Voici le texte du premier paragraphe de la dépêche que le
Ministre adressa, le 21 novembre 1838, au Général Vaillant,
directeur des Fortifications, au sujet de la Maison Carrée et de
la ferme de l'Agha.
"Général,"
"Je vous préviens qu'après avoir pris les ordres du
Roi, au sujet des contestations qui existent entre M. le Maréchal
Clauzel et l'Administration de la Guerre, concernant les deux immeubles
dits : la Maison-Carrée et le Quartier de l'Agha, à Alger,
Sa Majesté m'a autorisé à conclure avec M. le Maréchal,
la transaction dont les termes suivant :
"M. le Maréchal se désiste purement et simplement de
toutes demandes judiciaires ou autres qu'il a pu former pour obtenir le
délaissement de l'édifice dit : la Maison-Carrée.

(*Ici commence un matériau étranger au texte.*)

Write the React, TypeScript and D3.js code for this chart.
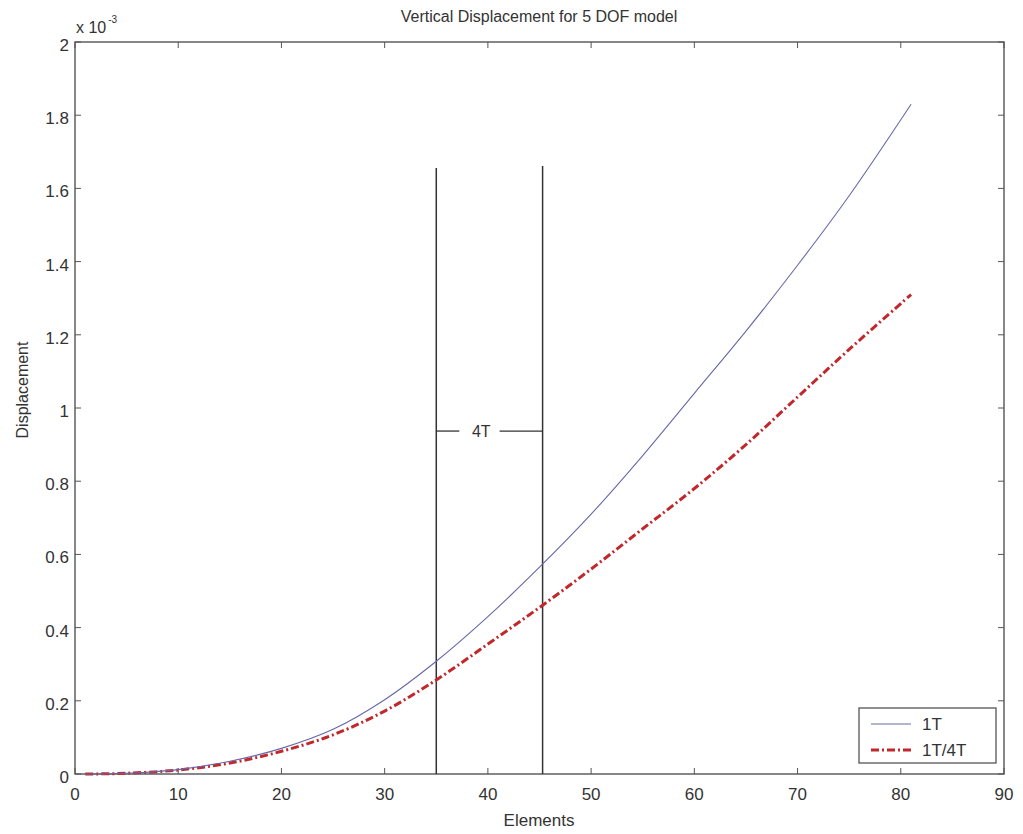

Il renonce à élever, de son chef, ni du chef de qui que
ce soit, aucune prétention contraire."
"Il cède à l'État :
--- "1° En tant qu'il peut lui appartenir, le fonds sur lequel
la Maison-Carrée est assise."
--- "2° Trente hectares qui seront désignés et
bornés par le Service du Génie, en présence du fondé
de pouvoirs de M. le Maréchal, lequel fondé de pouvoirs
signera le procès-verbal."
" Les bâtiments dits : le Quartier ou Fondouk de l'Agha, seront
rendus immédiatement à M. le Maréchal dans l'état
où ils pourront se trouver; sans autres répétitions,
après le paiement qui va être stipulé.
" Il sera payé à M. le Maréchal, une somme de
40.000 francs, tant pour la vente des terrains ci-dessus désignés,
que pour solder, avec les 9.000 francs qu'il a déjà reçus,
les indemnités pour occupation, dégradations, dommages et
autres répétitions quelconques formées au sujet de
la prise de possession par le Service du Génie... "
Telle fut la fin de cette affaire.
Nous ajouterons que, le 2 mai 1857, M. Boisque'ret de La Vallière
acquit, des héritiers du Comte Clauzel, le domaine de Ouali-Dadda.
Le fort de Maison-Carrée est devenu une maison centrale. Les bâtiments
des haras, élevés avant la Conquête, en bordure de
la route, furent conservés. Le camp de Maison-Carrée, en
1852, reçut 526 transportés politiques.